What happens to the water on the surface of the Earth if the Earth is not rotating about its axis in the Earth-Moon system?

Question

Suppose the Earth is not rotating. As usual, the Moon follows its normal path around the Earth. Let's assume it's a circular motion and that there are no other gravitational influences.

A test particle on the surface of the Earth directed to the Moon on the line that connects the middle points of both will feel the Earth's gravity directed to its center and the Moon's gravity directed to the Moon.

A test particle on the opposite side of the Earth will also feel the Earth's gravity directed to its center (equal but opposite to the gravity experienced by the above-mentioned test particle) and the (smaller because of the greater distance to the Moon) gravity caused by the Moon.

So the surface water on Earth is attracted on both sides where the test particles reside with equal strength to the Earth. But the gravitational influence of the Moon on the water is bigger on the side directed to the Moon than it is on the opposite side. The difference is the greatest for the two test particles.

You would expect that because the water is pulled to the Moon by a little bigger gravitational force on the side of the Earth facing the Moon than on the opposite side (not facing the Moon), a bulge of water, directed to the Moon, will emerge that rotates around the Earth in sync with the Moon's motion.

But we must of course not forget that in this case there are also centrifugal forces that pull on the water due to the rotation of the Earth and the Moon around their CM (this is of course not the rotation of the Earth around its axis which I put zero). The CM between the mass and the Moon lies at 4600(km) from the center of the Earth in the direction of the Moon. The centrifugal force is bigger on the part of the Earth the furthest from the CM, where the gravitational effect of the Moon is the smallest (when the Earth is rotating also the centrifugal forces due to the rotation of the Earth itself come into play, which makes the situation more complicated).

So the question reduces to: What is the ratio between the centrifugal force plus the gravitational force caused by the Moon on the furthest part on Earth to the Moon and the centrifugal force plus the gravitational force caused by the Moon on the closest part of the Earth.
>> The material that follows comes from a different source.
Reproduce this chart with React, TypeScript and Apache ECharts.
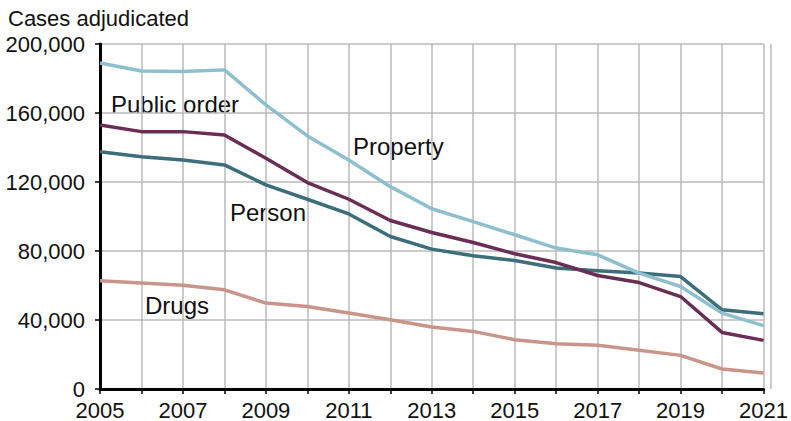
import React, { useEffect, useRef } from "react";
import * as echarts from "echarts";

const years = ["2005","2006","2007","2008","2009","2010","2011","2012","2013","2014","2015","2016","2017","2018","2019","2020","2021"];
const property = [189000,184400,184000,185000,164700,146700,132800,117300,104500,97000,89400,81700,77800,67200,59400,44000,36700];
const publicOrder = [153000,149200,149200,147300,133800,119700,110000,97700,90700,84900,78400,73300,65800,61700,53600,32800,28200];
const person = [137600,134700,132800,129900,118300,110000,101500,88400,81100,77200,74500,70100,68500,67200,65200,45900,43600];
const drugs = [62700,61400,60200,57500,49800,47800,44000,40100,35900,33400,28600,26200,25300,22400,19500,11600,9300];

const FONT = "'Liberation Sans', Arial, Helvetica, sans-serif";

export default function App() {
  const ref = useRef<HTMLDivElement>(null);
  useEffect(() => {
    if (!ref.current) return;
    const chart = echarts.init(ref.current, undefined, { renderer: "svg" });
    const mk = (name: string, data: number[], color: string, z: number) => ({
      name,
      type: "line",
      data,
      symbol: "none",
      z,
      lineStyle: { color, width: 3.5, join: "round" },
      itemStyle: { color },
    });
    chart.setOption({
      animation: false,
      backgroundColor: "#ffffff",
      grid: { left: 100, right: 20, top: 44, bottom: 32, containLabel: false },
      xAxis: {
        type: "category",
        data: years,
        boundaryGap: false,
        axisLine: { show: true, lineStyle: { color: "#000", width: 3 } },
        axisTick: { show: true, length: 5, lineStyle: { color: "#000", width: 1.5 }, interval: 0 },
        axisLabel: {
          interval: 1,
          color: "#111",
          fontFamily: FONT,
          fontSize: 22,
          lineHeight: 20,
          margin: 11,
          showMaxLabel: true,
        },
        splitLine: { show: true, interval: 0, lineStyle: { color: "#b9babc", width: 1.5 } },
      },
      yAxis: {
        type: "value",
        min: 0,
        max: 200000,
        interval: 40000,
        axisLine: { show: true, lineStyle: { color: "#000", width: 3 } },
        axisTick: { show: true, length: 5, lineStyle: { color: "#000", width: 1.5 } },
        axisLabel: {
          color: "#111",
          fontFamily: FONT,
          fontSize: 22,
          lineHeight: 18,
          margin: 15,
          formatter: (v: number) => v.toLocaleString("en-US"),
        },
        splitLine: { show: true, lineStyle: { color: "#b9babc", width: 1.5 } },
      },
      graphic: [
        { type: "line", z: 1, shape: { x1: 771, y1: 44, x2: 771, y2: 389 }, style: { stroke: "#b9babc", lineWidth: 1.5 } },
        { type: "text", left: 8, top: 7, style: { text: "Cases adjudicated", font: `22px ${FONT}`, fill: "#111" } },
        { type: "text", left: 111, top: 92, style: { text: "Public order", font: `24px ${FONT}`, fill: "#111" } },
        { type: "text", left: 353, top: 134, style: { text: "Property", font: `24px ${FONT}`, fill: "#111" } },
        { type: "text", left: 230, top: 200, style: { text: "Person", font: `24px ${FONT}`, fill: "#111" } },
        { type: "text", left: 145, top: 293, style: { text: "Drugs", font: `24px ${FONT}`, fill: "#111" } },
      ],
      series: [
        mk("Drugs", drugs, "#c9958a", 3),
        mk("Person", person, "#3c6e7b", 4),
        mk("Public order", publicOrder, "#6a2d55", 5),
        mk("Property", property, "#8dbfce", 6),
      ],
    });
    return () => chart.dispose();
  }, []);
  return <div ref={ref} style={{ position: "fixed", left: 0, top: 0, width: 791, height: 421 }} />;
}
On the far side (from the Moon) of the Earth the Moon's gravitation is smaller but the centrifugal force bigger, while on the close side the Moon's gravitation is bigger and the centrifugal force smaller. Anybody who can do this quite straightforward calculation (for finding the ratio)? One thing is sure: two opposite bulges will develop which each go around the Earth in the same time as the Moon makes one complete cycle around the Earth. The ratio gives us information about the height of the bulbs.

EDIT
I made an obvious error (to make my error clear I let the question as it is). The Earth isn't rotating (as can be read in my question), so no centrifugal forces are present. It's true that, in this case, the CM (4200(km) from the center of the Earth) rotates around the center of the Earth in sync with the rotation of the Moon, but the Earth doesn't rotate around the CM. So there are only tidal forces at work which causes the two bulges rotating around the Earth in one Moon cycle.

Answer 1

The ratio is 1. It is possible, and often done, to analyze the situation as you have described. But it is not necessary to do it that way. You can just think of the Earth as being in free fall toward the Moon. The forces on it are just the same as if it were positioned at the same distance, but with no transverse velocity, so that the two bodies would soon violently slam together. They don't, because the transverse velocity causes them to orbit about each other endlessly, but that transverse velocity does not affect the variation of the gravitational fields, or the acceleration of the Earth, which is directly toward the Moon in either case.

The only thing the enters into the calculation when considered this way is the difference between the Moon's gravitational field on either side of the Earth, and that at the center of the Earth (these are known as tidal forces). When the distance from the Earth to the Moon is much greater than the radius of the Earth (as it is) these differences are very nearly identical.

You will get the same answer using centrifugal force, but it is unnecessarily complicated.

Answer 2

The center of gravity of the Earth orbits around the common center of gravity of the Earth-Moon system. (Of course, the CG of the Moon also orbits around the the common CG of the Earth-Moon system too.) At the center of the Earth, the centrifugal force balances the gravitational force of the moon. Away from the center of the Earth toward the moon, the gravitational force toward the Moon is stronger than the centrifugal force away from the Moon. In the opposite direction, the centrifugal force away from the Moon is stronger than the gravitational force toward the Moon. The radius of the Earth is much smaller than the distance to the Moon, so the net force (away from the center of the earth and along the line connecting the Moon, Earth, and common CG) changes approximately linearly in both directions. So you are right: there will be two bulges: one on each side of the Earth, approximately along that line. The straightforward calculation is up to you. But the answer will be "zero": the bulge is just enough to increase the gravitational attraction of the Earth at the bulge to compensate for the centrifugal force. Of course tidal friction causes the bulge to be slightly delayed as the Earth-Moon system rotates, so "zero" is just a close approximation.